First, we'll assume that (1) Y follows a normal distribution, (2) $E(Y \mid x)$, the conditional mean of Y given x is linear in x, and (3) $Var(Y \mid x)$, the conditional variance of Y given x is constant. Based on these three stated assumptions, we'll find the conditional distribution of Y given $X = x$.
Then, to the three assumptions we've already made, we'll then add the assumption that the random variable X follows a normal distribution, too. Based on the now four stated assumptions, we'll find the joint probability density function of X and Y.
Objectives
To find the conditional distribution of Y given X = x, assuming that (1) Y follows a normal distribution, (2) $E(Y \mid x)$, the conditional mean of Y given x is linear in x, and (3) $Var(Y \mid x)$, the conditional variance of Y given x is constant.
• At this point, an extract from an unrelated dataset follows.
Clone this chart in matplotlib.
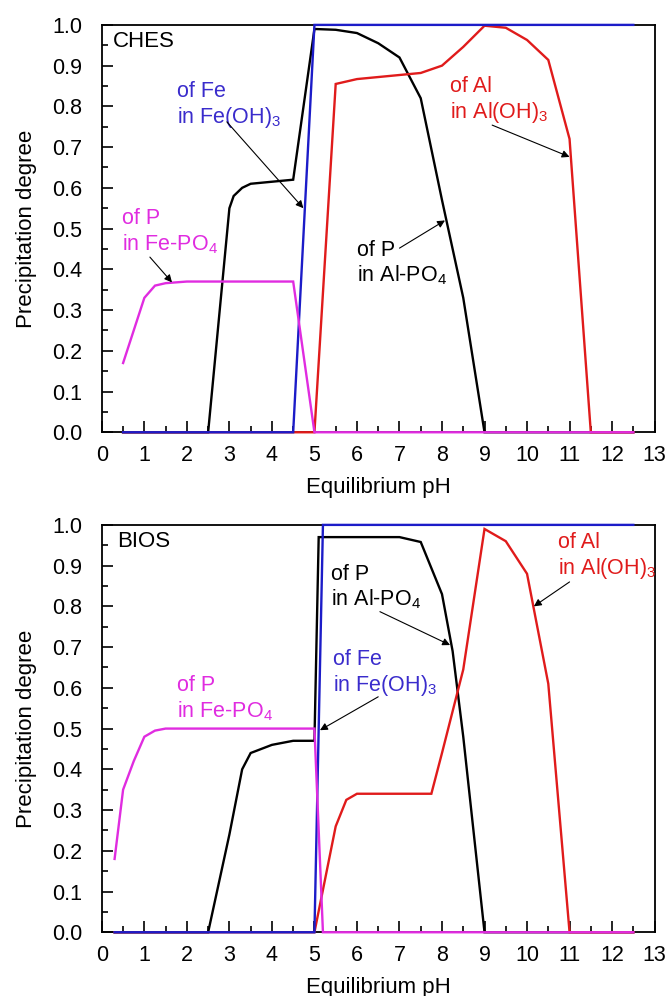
#=========================================================================
# precipitation-degree.py
#=========================================================================

import matplotlib
matplotlib.use('Agg')
import matplotlib.pyplot as plt
from matplotlib.ticker import MultipleLocator

#-------------------------------------------------------------------------
# Configure matplotlib
#-------------------------------------------------------------------------

plt.rcParams['font.family']        = ['Liberation Sans', 'DejaVu Sans']
plt.rcParams['font.size']          = 15
plt.rcParams['mathtext.fontset']   = 'custom'
plt.rcParams['mathtext.rm']        = 'Liberation Sans'
plt.rcParams['mathtext.default']   = 'regular'

#-------------------------------------------------------------------------
# Raw data
#-------------------------------------------------------------------------

# CHES

ches_fe_x   = [ 0.5, 4.5, 5.0, 12.5 ]
ches_fe_y   = [ 0.0, 0.0, 1.0, 1.0 ]

ches_pfe_x  = [ 0.5, 1.0, 1.25, 1.5, 2.0, 4.5, 5.0, 12.5 ]
ches_pfe_y  = [ 0.17, 0.33, 0.36, 0.366, 0.37, 0.37, 0.0, 0.0 ]

ches_pal_x  = [ 0.5, 2.5, 3.0, 3.1, 3.3, 3.5, 4.0, 4.5, 5.0, 5.5, 6.0,
                6.5, 7.0, 7.5, 8.0, 8.5, 9.0, 12.5 ]
ches_pal_y  = [ 0.0, 0.0, 0.55, 0.58, 0.60, 0.61, 0.615, 0.62, 0.99, 0.988,
                0.98, 0.955, 0.92, 0.82, 0.57, 0.33, 0.0, 0.0 ]

ches_al_x   = [ 0.5, 5.0, 5.5, 6.0, 6.5, 7.0, 7.5, 8.0, 8.5, 9.0, 9.5,
                10.0, 10.5, 11.0, 11.5, 12.5 ]
ches_al_y   = [ 0.0, 0.0, 0.855, 0.867, 0.872, 0.877, 0.882, 0.90, 0.946,
                0.998, 0.993, 0.963, 0.914, 0.72, 0.0, 0.0 ]

# BIOS

bios_fe_x   = [ 0.3, 5.0, 5.2, 12.5 ]
bios_fe_y   = [ 0.0, 0.0, 1.0, 1.0 ]

bios_pfe_x  = [ 0.3, 0.5, 0.75, 1.0, 1.25, 1.5, 5.0, 5.2, 12.5 ]
bios_pfe_y  = [ 0.18, 0.35, 0.42, 0.48, 0.495, 0.50, 0.50, 0.0, 0.0 ]

bios_pal_x  = [ 0.3, 2.5, 3.0, 3.3, 3.5, 4.0, 4.5, 5.0, 5.1, 7.0, 7.5,
                8.0, 8.25, 8.5, 9.0, 12.5 ]
bios_pal_y  = [ 0.0, 0.0, 0.24, 0.40, 0.44, 0.46, 0.47, 0.47, 0.97, 0.97,
                0.958, 0.83, 0.69, 0.48, 0.0, 0.0 ]

bios_al_x   = [ 0.3, 5.0, 5.5, 5.75, 6.0, 7.75, 8.0, 8.5, 9.0, 9.5, 10.0,
                10.5, 11.0, 12.5 ]
bios_al_y   = [ 0.0, 0.0, 0.26, 0.325, 0.34, 0.34, 0.44, 0.645, 0.99, 0.96,
                0.88, 0.61, 0.0, 0.0 ]

#-------------------------------------------------------------------------
# Plot parameters
#-------------------------------------------------------------------------

c_black   = '#000000'
c_red     = '#e01b1b'
c_blue    = '#1c1cc8'
c_magenta = '#e02ce0'

t_blue    = '#3a2ccc'
t_red     = '#e01b1b'
t_magenta = '#e02ce0'

lw = 1.7
fs = 15.5

#-------------------------------------------------------------------------
# Helper functions
#-------------------------------------------------------------------------

def setup_axes( ax, title, title_x ):
  ax.set_xlim( 0, 13 )
  ax.set_ylim( 0, 1.0 )
  ax.xaxis.set_major_locator( MultipleLocator(1) )
  ax.xaxis.set_minor_locator( MultipleLocator(0.5) )
  ax.yaxis.set_major_locator( MultipleLocator(0.1) )
  ax.yaxis.set_minor_locator( MultipleLocator(0.05) )
  ax.yaxis.set_major_formatter( plt.FormatStrFormatter('%.1f') )
  ax.tick_params( which='both', direction='in', top=False, right=False )
  ax.tick_params( which='major', length=8, width=1.2 )
  ax.tick_params( which='minor', length=4.5, width=1.2 )
  ax.tick_params( axis='y', which='major', pad=14, labelsize=fs )
  ax.tick_params( axis='x', which='major', pad=9, labelsize=fs )
  for s in ax.spines.values():
    s.set_linewidth( 1.3 )
  ax.set_xlabel( 'Equilibrium pH', fontsize=16, labelpad=8 )
  ax.set_ylabel( 'Precipitation degree', fontsize=16, labelpad=11 )
  ax.text( title_x, 0.985, title, ha='left', va='top', fontsize=16 )

def curve( ax, x, y, color ):
  ax.plot( x, y, color=color, lw=lw, zorder=3, clip_on=False,
           solid_joinstyle='miter' )

def label( ax, x, y, text, color, tail=None, tip=None ):
  ax.text( x, y, text, ha='left', va='top', color=color, fontsize=fs,
           linespacing=1.15 )
  if tail is not None:
    ax.annotate( '', xy=tip, xytext=tail,
                 arrowprops=dict( arrowstyle='-|>', color='k', lw=0.8,
                                  mutation_scale=11, shrinkA=0, shrinkB=0 ) )

#-------------------------------------------------------------------------
# Create plot
#-------------------------------------------------------------------------

fig = plt.figure( figsize=(6.70, 9.96), dpi=100 )

ax1 = fig.add_axes( [ 0.152, 0.566, 0.825, 0.409 ] )
ax2 = fig.add_axes( [ 0.152, 0.064, 0.825, 0.409 ] )

# CHES

curve( ax1, ches_pal_x, ches_pal_y, c_black )
curve( ax1, ches_al_x,  ches_al_y,  c_red )
curve( ax1, ches_fe_x,  ches_fe_y,  c_blue )
curve( ax1, ches_pfe_x, ches_pfe_y, c_magenta )
setup_axes( ax1, 'CHES', 0.27 )

label( ax1, 1.76, 0.862, 'of Fe\nin Fe(OH)$_3$', t_blue,
       ( 2.94, 0.762 ), ( 4.74, 0.55 ) )
label( ax1, 0.47, 0.55, 'of P\nin Fe-PO$_4$', t_magenta,
       ( 1.13, 0.43 ), ( 1.65, 0.368 ) )
label( ax1, 8.19, 0.875, 'of Al\nin Al(OH)$_3$', t_red,
       ( 9.18, 0.754 ), ( 11.0, 0.676 ) )
label( ax1, 6.0, 0.472, 'of P\nin Al-PO$_4$', c_black,
       ( 7.0, 0.452 ), ( 8.07, 0.52 ) )

# BIOS

curve( ax2, bios_pal_x, bios_pal_y, c_black )
curve( ax2, bios_al_x,  bios_al_y,  c_red )
curve( ax2, bios_fe_x,  bios_fe_y,  c_blue )
curve( ax2, bios_pfe_x, bios_pfe_y, c_magenta )
setup_axes( ax2, 'BIOS', 0.35 )

label( ax2, 1.76, 0.631, 'of P\nin Fe-PO$_4$', t_magenta )
label( ax2, 5.44, 0.695, 'of Fe\nin Fe(OH)$_3$', t_blue,
       ( 6.5, 0.578 ), ( 5.13, 0.496 ) )
label( ax2, 5.39, 0.904, 'of P\nin Al-PO$_4$', c_black,
       ( 6.54, 0.787 ), ( 8.19, 0.705 ) )
label( ax2, 10.73, 0.983, 'of Al\nin Al(OH)$_3$', t_red,
       ( 11.0, 0.86 ), ( 10.16, 0.80 ) )

#-------------------------------------------------------------------------
# Save
#-------------------------------------------------------------------------

fig.savefig( 'out.png', dpi=100 )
To learn how to calculate conditional probabilities using the resulting conditional distribution.
To find the joint distribution of X and Y, assuming that (1) X follows a normal distribution, (2) Y follows a normal distribution, (3) $E(Y \mid x)$, the conditional mean of Y given x is linear in x, and (4) $Var(Y \mid x)$, the conditional variance of Y given x is constant."
Note this is for bi-variate normal distributions. You can add more variables that approx. normally distributed.